= DATASET EXCERPT =
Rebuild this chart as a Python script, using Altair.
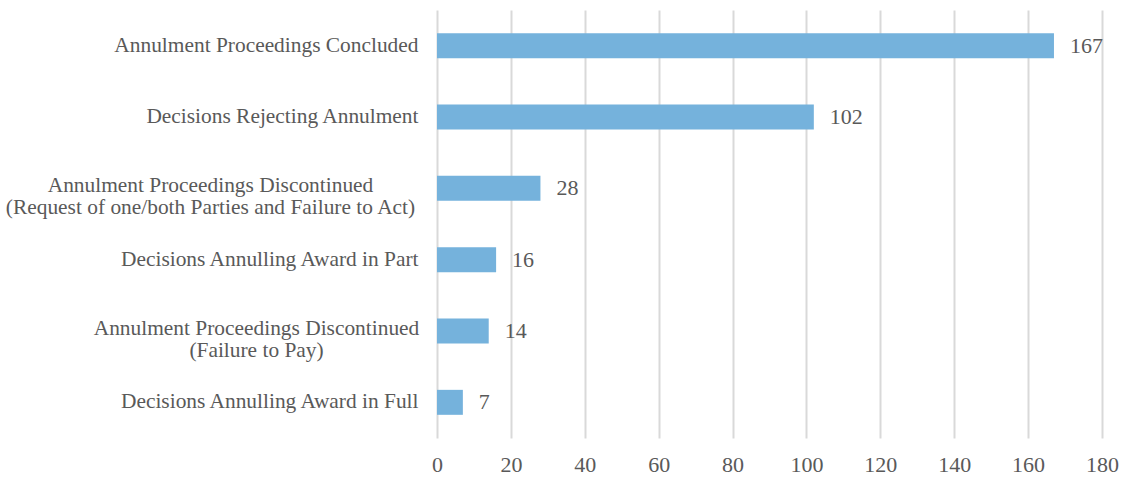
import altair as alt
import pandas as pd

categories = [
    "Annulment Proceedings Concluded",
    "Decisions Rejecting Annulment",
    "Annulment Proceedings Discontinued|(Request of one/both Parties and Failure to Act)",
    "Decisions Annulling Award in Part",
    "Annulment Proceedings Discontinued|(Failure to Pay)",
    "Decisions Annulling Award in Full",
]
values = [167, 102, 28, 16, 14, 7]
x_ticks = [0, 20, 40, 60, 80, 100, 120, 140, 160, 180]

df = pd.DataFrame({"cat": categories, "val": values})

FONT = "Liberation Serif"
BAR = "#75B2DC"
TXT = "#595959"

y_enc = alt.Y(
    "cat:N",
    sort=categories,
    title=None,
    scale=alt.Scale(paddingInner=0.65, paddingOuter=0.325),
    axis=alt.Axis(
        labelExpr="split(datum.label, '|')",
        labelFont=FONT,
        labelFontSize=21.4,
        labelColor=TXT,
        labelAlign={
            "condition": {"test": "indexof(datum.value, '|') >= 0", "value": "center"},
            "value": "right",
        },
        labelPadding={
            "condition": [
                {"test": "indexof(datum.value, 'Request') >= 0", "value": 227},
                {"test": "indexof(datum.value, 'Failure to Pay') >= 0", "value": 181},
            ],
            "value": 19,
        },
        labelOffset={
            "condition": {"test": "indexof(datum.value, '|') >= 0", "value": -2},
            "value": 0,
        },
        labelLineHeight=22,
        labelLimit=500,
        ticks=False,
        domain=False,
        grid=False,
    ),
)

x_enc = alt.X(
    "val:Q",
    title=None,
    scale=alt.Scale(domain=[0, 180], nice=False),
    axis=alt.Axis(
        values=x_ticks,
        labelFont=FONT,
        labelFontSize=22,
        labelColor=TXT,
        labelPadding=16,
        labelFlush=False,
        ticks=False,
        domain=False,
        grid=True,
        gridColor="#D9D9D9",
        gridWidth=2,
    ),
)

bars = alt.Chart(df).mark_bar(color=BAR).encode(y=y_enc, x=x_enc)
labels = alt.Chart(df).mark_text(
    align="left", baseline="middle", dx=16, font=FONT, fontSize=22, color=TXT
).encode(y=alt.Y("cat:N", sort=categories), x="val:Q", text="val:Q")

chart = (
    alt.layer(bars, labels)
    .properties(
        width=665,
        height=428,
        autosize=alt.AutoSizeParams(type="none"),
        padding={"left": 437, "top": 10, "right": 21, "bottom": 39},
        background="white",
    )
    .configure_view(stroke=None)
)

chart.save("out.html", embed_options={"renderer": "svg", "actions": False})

= SHORT PROBLEM =
Print out the lines exactly, skipping any picture.

= FINAL ANSWER =
Rebuild this chart as a Python script, using Altair.
import altair as alt
import pandas as pd

categories = [
    "Annulment Proceedings Concluded",
    "Decisions Rejecting Annulment",
    "Annulment Proceedings Discontinued|(Request of one/both Parties and Failure to Act)",
    "Decisions Annulling Award in Part",
    "Annulment Proceedings Discontinued|(Failure to Pay)",
    "Decisions Annulling Award in Full",
]
values = [167, 102, 28, 16, 14, 7]
x_ticks = [0, 20, 40, 60, 80, 100, 120, 140, 160, 180]

df = pd.DataFrame({"cat": categories, "val": values})

FONT = "Liberation Serif"
BAR = "#75B2DC"
TXT = "#595959"

y_enc = alt.Y(
    "cat:N",
    sort=categories,
    title=None,
    scale=alt.Scale(paddingInner=0.65, paddingOuter=0.325),
    axis=alt.Axis(
        labelExpr="split(datum.label, '|')",
        labelFont=FONT,
        labelFontSize=21.4,
        labelColor=TXT,
        labelAlign={
            "condition": {"test": "indexof(datum.value, '|') >= 0", "value": "center"},
            "value": "right",
        },
        labelPadding={
            "condition": [
                {"test": "indexof(datum.value, 'Request') >= 0", "value": 227},
                {"test": "indexof(datum.value, 'Failure to Pay') >= 0", "value": 181},
            ],
            "value": 19,
        },
        labelOffset={
            "condition": {"test": "indexof(datum.value, '|') >= 0", "value": -2},
            "value": 0,
        },
        labelLineHeight=22,
        labelLimit=500,
        ticks=False,
        domain=False,
        grid=False,
    ),
)

x_enc = alt.X(
    "val:Q",
    title=None,
    scale=alt.Scale(domain=[0, 180], nice=False),
    axis=alt.Axis(
        values=x_ticks,
        labelFont=FONT,
        labelFontSize=22,
        labelColor=TXT,
        labelPadding=16,
        labelFlush=False,
        ticks=False,
        domain=False,
        grid=True,
        gridColor="#D9D9D9",
        gridWidth=2,
    ),
)

bars = alt.Chart(df).mark_bar(color=BAR).encode(y=y_enc, x=x_enc)
labels = alt.Chart(df).mark_text(
    align="left", baseline="middle", dx=16, font=FONT, fontSize=22, color=TXT
).encode(y=alt.Y("cat:N", sort=categories), x="val:Q", text="val:Q")

chart = (
    alt.layer(bars, labels)
    .properties(
        width=665,
        height=428,
        autosize=alt.AutoSizeParams(type="none"),
        padding={"left": 437, "top": 10, "right": 21, "bottom": 39},
        background="white",
    )
    .configure_view(stroke=None)
)

chart.save("out.html", embed_options={"renderer": "svg", "actions": False})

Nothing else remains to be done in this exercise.